Al menos en el conjunto residencial Los Laureles, donde vivía en el norte de Barranquilla, el corte de luz comenzaba a la 6 de la tarde y se podía extender hasta las 3 o 4 de la madrugada, en los peores momentos.

Al no haber luz, por ende no funcionaban las motobombas que llevaban el agua a la casa, por esto, la piscina del conjunto se convirtió en un ‘gran pozo’ de donde se sacaba el agua para limpiar los baños y regar las matas.

También recuerdo que mi mamá dejó de hacer mercado, porque la nevera se convirtió en un electrodoméstico de adorno. Apenas compraba lo absolutamente necesario. Las velas era uno de esos articulos, así como las pilas para escuchar radio y el programa La luciérnaga, (el preferido en ese momento) que conducía Hernán Peláez y que nació en medio de la coyuntura.

El apagón, a las malas, también propició el diálogo familiar y entre los vecinos. Para escapar del bochorno, las familias se veían obligadas a salir a la puerta y charlar. Los abuelos contaban historias, uno atacaba al profesor ‘montador’, mi papá y el vecino hablaban de fútbol y pedían la cabeza de todo el Gobierno. Además, se debía estar pendiente de que en la calle los ladrones no hicieran su agosto, aprovechando la penumbra.

En la noche, a la hora de dormir era mejor hacerlo en el piso para amainar las altísimas temperaturas.

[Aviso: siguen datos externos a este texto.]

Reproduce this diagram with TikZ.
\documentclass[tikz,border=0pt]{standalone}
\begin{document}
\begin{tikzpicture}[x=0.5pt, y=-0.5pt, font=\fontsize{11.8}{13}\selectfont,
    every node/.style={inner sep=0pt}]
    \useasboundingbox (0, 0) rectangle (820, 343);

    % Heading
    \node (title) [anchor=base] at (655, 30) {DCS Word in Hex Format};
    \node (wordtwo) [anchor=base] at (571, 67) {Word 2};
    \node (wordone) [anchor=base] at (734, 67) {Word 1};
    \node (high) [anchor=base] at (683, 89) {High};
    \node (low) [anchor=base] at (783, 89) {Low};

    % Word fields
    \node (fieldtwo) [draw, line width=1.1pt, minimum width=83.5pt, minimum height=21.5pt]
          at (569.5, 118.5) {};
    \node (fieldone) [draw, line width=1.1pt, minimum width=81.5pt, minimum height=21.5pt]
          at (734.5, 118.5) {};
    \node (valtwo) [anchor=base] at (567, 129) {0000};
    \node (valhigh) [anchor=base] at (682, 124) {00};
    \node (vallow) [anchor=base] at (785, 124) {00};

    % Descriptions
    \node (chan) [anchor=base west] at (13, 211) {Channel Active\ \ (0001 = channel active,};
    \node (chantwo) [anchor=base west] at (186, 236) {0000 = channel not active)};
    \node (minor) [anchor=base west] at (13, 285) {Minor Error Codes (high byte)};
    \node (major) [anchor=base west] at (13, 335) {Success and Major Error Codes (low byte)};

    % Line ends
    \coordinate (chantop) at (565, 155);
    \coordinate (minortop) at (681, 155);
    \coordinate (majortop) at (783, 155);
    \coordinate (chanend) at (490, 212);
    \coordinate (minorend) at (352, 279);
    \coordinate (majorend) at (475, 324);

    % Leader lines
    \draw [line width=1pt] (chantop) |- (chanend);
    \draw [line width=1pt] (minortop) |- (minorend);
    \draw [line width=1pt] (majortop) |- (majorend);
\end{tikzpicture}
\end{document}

La mayoría de negocios pequeños de comidas rápidas cerca del conjunto desaparecieron. Algunos reabrieron una vez pasó el apagón, 13 meses después, pero el daño ya estaba hecho y ninguno se recuperó.

La opinión de Minminas

En 1992 el ministro de Minas de ese entonces, Juan Camilo Restrepo, aconsejó comenzar con el racionamiento de energía. El motivo principal era la reducción del nivel de los embalses del país, entre esos el de El Peñol, que llegó al 20,66 por ciento. A esto se le sumó una huelga en la termoeléctrica Corelca, en la Costa.